British East India Company medal, 1843

The Gwalior Star is a Campaign medal presented by the Honourable East India Company to the soldiers of the British Army and the British led Bengal Army who took part in the 1843 Gwalior campaign.

==History==

Rising tensions between the East India Company and the State of Gwalior led to a British led advance into Gwalior early in December 1843 in a two pronged attack. On December 29, 1843, the British Army defeated Maharaja Shrimant Jayaji Rao Scindia, and regained control of Gwalior. The first division of the army, commanded by General Sir Hugh Gough, was victorious at the Battle of Maharajpoor. Major-General Grey, on the same day, with the second division, was victorious at the Battle of Punniar.

== Description ==

This medal is a 50 mm diameter six pointed star made of bronze, from guns captured during the Gwalior Campaign. In the centre of the star is a silver disk, which bears the Date 29th Dec, 1843 and the name of one of the Gwalior Campaign battles, either Maharajpoor or Punniar. The reverse of the medal is plain and engraved with the name and regiment of the soldier to whom the medal was awarded.
Manufactured at the Calcutta Mint, this medal was presented by the British India Government originally as a star with a clip on the back to be worn on the breast. Eventually most of these were fitted with a ring or bar of varying design, so that they could be suspended by a ribbon and worn with other medals. The ribbon used was the common ribbon used on many East India Company medals, which was a red-white-yellow-white-blue gradient ribbon such as that found on the Candahar, Ghuznee, Cabul Medal.

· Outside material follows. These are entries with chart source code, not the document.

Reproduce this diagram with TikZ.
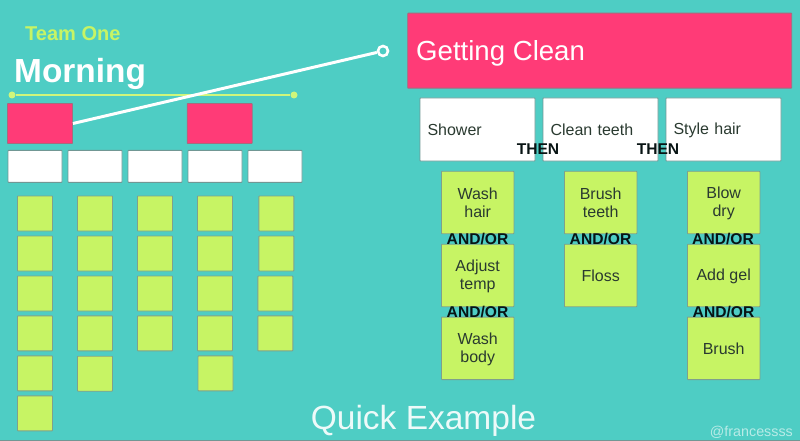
\documentclass[tikz,border=0pt]{standalone}
\usepackage{fontspec}
\setmainfont{Liberation Sans}
\definecolor{teal}{HTML}{4ECDC4}
\definecolor{pinkc}{HTML}{FF3B77}
\definecolor{lime}{HTML}{C7F464}
\definecolor{edgec}{HTML}{7FA08C}
\definecolor{inkc}{HTML}{2A3A30}
\newcommand{\evenline}[1]{\rule[-2pt]{0pt}{16pt}#1}
\tikzset{
  px/.style={x=1pt,y=-1pt},
  box/.style={draw=edgec,line width=0.9pt,rounded corners=0.6pt,inner sep=0pt,align=center,font=\fontsize{16}{18}\selectfont,text=inkc},
  pinkbox/.style={box,fill=pinkc,draw=gray!70!pinkc},
  whitebox/.style={box,fill=white,draw=gray!70!teal,minimum width=54pt,minimum height=32pt},
  bigwhite/.style={box,fill=white,draw=gray!70!teal,minimum width=115pt,minimum height=63pt,text width=100pt,align=left},
  sticky/.style={box,fill=lime,minimum width=35pt,minimum height=35pt},
  bigsticky/.style={box,fill=lime,minimum width=72.5pt,minimum height=62.5pt},
  joiner/.style={font=\fontsize{15.6}{16}\selectfont\bfseries,text=black!90!teal,inner sep=0pt},
  limedot/.style={circle,fill=lime!85!white,inner sep=0pt,minimum size=7pt},
  ring/.style={circle,draw=white,fill=teal,line width=2.6pt,inner sep=0pt,minimum size=10pt},
}
\begin{document}
\begin{tikzpicture}[px]
\fill[teal] (0,0) rectangle (800,441);
\useasboundingbox (0,0) rectangle (800,441);
\draw[gray!70!teal,line width=1pt] (0,440.5) -- (800,440.5);

\node[anchor=west,text=lime,font=\fontsize{20}{20}\selectfont\bfseries,inner sep=0pt] (team) at (25,33.7) {Team One};
\node[anchor=west,text=white,font=\fontsize{33.4}{33}\selectfont\bfseries,inner sep=0pt] (morning) at (14,74) {Morning};

\node[limedot] (d1) at (12,95) {};
\node[limedot] (d2) at (294,95) {};
\draw[lime!85!white,line width=1.4pt] (d1) -- (d2);

\node[pinkbox,minimum width=65pt,minimum height=40pt] (m1) at (40,123.5) {};
\node[pinkbox,minimum width=65pt,minimum height=40pt] (m2) at (219.7,123.5) {};

\node[whitebox] (w1) at (35,166.3) {};
\node[whitebox] (w2) at (95,166.3) {};
\node[whitebox] (w3) at (155,166.3) {};
\node[whitebox] (w4) at (215,166.3) {};
\node[whitebox] (w5) at (275,166.3) {};

% column 1
\node[sticky] (a1) at (35,213.5) {};
\node[sticky] (a2) at (35,253.5) {};
\node[sticky] (a3) at (35,293.5) {};
\node[sticky] (a4) at (35,333.3) {};
\node[sticky] (a5) at (35,373.3) {};
\node[sticky] (a6) at (35,413.3) {};
% column 2
\node[sticky] (b1) at (95,213.5) {};
\node[sticky] (b2) at (95,253.5) {};
\node[sticky] (b3) at (95,293.5) {};
\node[sticky] (b4) at (95,333.3) {};
\node[sticky] (b5) at (95,373.7) {};
% column 3
\node[sticky] (c1) at (155,213.5) {};
\node[sticky] (c2) at (155,253.5) {};
\node[sticky] (c3) at (155,293.5) {};
\node[sticky] (c4) at (155,333.3) {};
% column 4
\node[sticky] (e1) at (215,213.5) {};
\node[sticky] (e2) at (215,253.5) {};
\node[sticky] (e3) at (215,293.5) {};
\node[sticky] (e4) at (215,333.3) {};
\node[sticky] (e5) at (215.5,373.3) {};
% column 5
\node[sticky] (f1) at (276.3,213.5) {};
\node[sticky] (f2) at (276.3,253.5) {};
\node[sticky] (f3) at (275.3,293.5) {};
\node[sticky] (f4) at (275.3,333.3) {};

\node[pinkbox,minimum width=384pt,minimum height=75pt] (clean) at (599.7,50.7) {};
\node[anchor=west,text=white,font=\fontsize{27.6}{28}\selectfont,inner sep=0pt] (cleant) at (416,53.5) {Getting Clean};

\node[ring] (r) at (383,51) {};
\draw[white,line width=3pt] (m1.east) -- (r);

\node[bigwhite] (s1) at (477.5,129.5) {\evenline{Shower}};
\node[bigwhite] (s2) at (600.5,129.5) {\evenline{Clean teeth}};
\node[bigwhite] (s3) at (723.5,129.5) {\evenline{Style hair}};

\node[bigsticky] (g1) at (477.7,202.5) {\evenline{Wash}\\\evenline{hair}};
\node[bigsticky] (g2) at (477.7,275.5) {\evenline{Adjust}\\\evenline{temp}};
\node[bigsticky] (g3) at (477.7,348.3) {\evenline{Wash}\\\evenline{body}};
\node[bigsticky] (h1) at (600.7,202.5) {\evenline{Brush}\\\evenline{teeth}};
\node[bigsticky] (h2) at (600.7,275.5) {\evenline{Floss}};
\node[bigsticky] (k1) at (723.7,202.5) {\evenline{Blow}\\\evenline{dry}};
\node[bigsticky] (k2) at (723.7,275.5) {\evenline{Add gel}};
\node[bigsticky] (k3) at (723.7,348.3) {\evenline{Brush}};

\node[joiner] (t1) at (538,149) {THEN};
\node[joiner] (t2) at (658,149) {THEN};
\node[joiner] (o1) at (477.5,239) {AND/OR};
\node[joiner] (o2) at (600.5,239.5) {AND/OR};
\node[joiner] (o3) at (723,239) {AND/OR};
\node[joiner] (o4) at (477.5,312.5) {AND/OR};
\node[joiner] (o5) at (723.5,312.5) {AND/OR};

\node[text=white!90!teal,font=\fontsize{33.5}{34}\selectfont,inner sep=0pt] (title) at (423.5,421) {Quick Example};
\node[anchor=east,text=white!60!teal,font=\fontsize{14.3}{15}\selectfont,inner sep=0pt] (handle) at (793,432.5) {@francessss};
\end{tikzpicture}
\end{document}
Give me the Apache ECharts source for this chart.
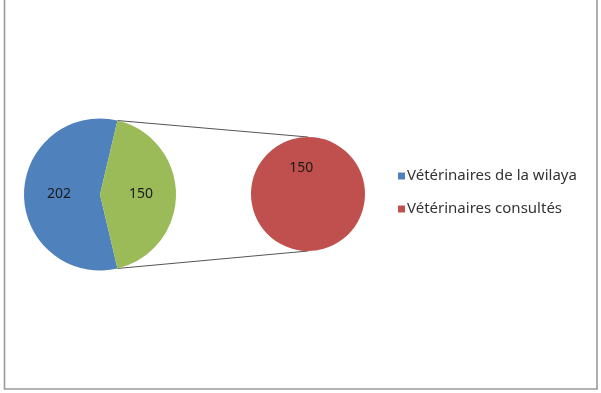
<!DOCTYPE html>
<html>
<head>
<meta charset="utf-8">
<script src="https://cdn.jsdelivr.net/npm/echarts@6/dist/echarts.min.js"></script>
<style>html,body{margin:0;padding:0;background:#fff;}#c{width:601px;height:393px;}</style>
</head>
<body>
<div id="c"></div>
<script>
// Data
var mainNames = ['Vétérinaires de la wilaya', 'Vétérinaires consultés'];
var mainValues = [202, 150];
var secondaryNames = ['Vétérinaires consultés'];
var secondaryValues = [150];
var colors = ['#4F81BD', '#9BBB59', '#C0504D'];

var chart = echarts.init(document.getElementById('c'), null, {renderer: 'canvas'});

// Layout
var leftC = [100, 194.5], leftR = 76;
var rightC = [308, 194], rightR = 57;

var total = mainValues[0] + mainValues[1];
var splitAngle = mainValues[1] / total * 360; // green slice extent
var half = splitAngle / 2 * Math.PI / 180;
var topPt = [leftC[0] + leftR * Math.cos(half), leftC[1] - leftR * Math.sin(half)];
var botPt = [leftC[0] + leftR * Math.cos(half), leftC[1] + leftR * Math.sin(half)];

var labelStyle = {show: true, position: 'inside', formatter: '{c}', color: '#1a1a1a',
  fontFamily: 'Noto Sans', fontSize: 14};

chart.setOption({
  backgroundColor: '#ffffff',
  animation: false,
  legend: {
    orient: 'vertical', left: 393, top: 162,
    data: [
      {name: mainNames[0], itemStyle: {color: colors[0]}},
      {name: secondaryNames[0], itemStyle: {color: colors[2]}}
    ],
    icon: 'rect', itemWidth: 7, itemHeight: 7, itemGap: 15,
    textStyle: {fontFamily: 'Noto Sans', fontSize: 15, color: '#333', lineHeight: 18, padding: [0, 0, 0, -3]},
    selectedMode: false
  },
  graphic: [
    {type: 'line', shape: {x1: topPt[0], y1: topPt[1], x2: rightC[0], y2: rightC[1] - rightR},
      style: {stroke: '#555', lineWidth: 1}, z: 0},
    {type: 'line', shape: {x1: botPt[0], y1: botPt[1], x2: rightC[0], y2: rightC[1] + rightR},
      style: {stroke: '#555', lineWidth: 1}, z: 0},
    {type: 'rect', shape: {x: 4.5, y: -10, width: 592.5, height: 399},
      style: {fill: 'none', stroke: '#9a9a9a', lineWidth: 1.6}, z: 0}
  ],
  series: [
    {
      type: 'pie', center: leftC, radius: leftR,
      startAngle: 360 - splitAngle / 2, clockwise: true,
      label: labelStyle, labelLine: {show: false},
      itemStyle: {borderWidth: 0},
      emphasis: {disabled: true},
      data: [
        {name: mainNames[0], value: mainValues[0], itemStyle: {color: colors[0]}},
        {name: 'Autre', value: mainValues[1], itemStyle: {color: colors[1]}}
      ],
      z: 2
    },
    {
      type: 'pie', center: rightC, radius: rightR,
      startAngle: 286, clockwise: true,
      label: Object.assign({}, labelStyle, {offset: [2, 4]}), labelLine: {show: false},
      itemStyle: {borderWidth: 0},
      emphasis: {disabled: true},
      data: [
        {name: secondaryNames[0], value: secondaryValues[0], itemStyle: {color: colors[2]}}
      ],
      z: 2
    }
  ]
});
</script>
</body>
</html>
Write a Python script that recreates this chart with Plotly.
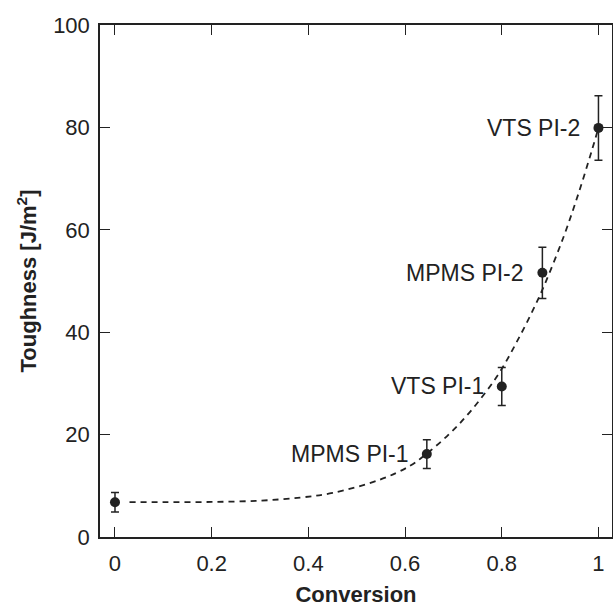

==Lady's Star for Maharajpoor==

Lord Ellenborough, the Governor-General of India, presented a special gold star to each of four wives of army officers who, due to the speed of events, found themselves present at the Battle of Maharajpoor.
While the design of the star broadly follows that of the campaign medal, the obverse centre bears the head of Queen Victoria, with the name and date of the battle on the reverse. The star is suspended from a gold and enamel imitation ribbon and buckle. Lady Gough had her portrait painted wearing the Lady's Star.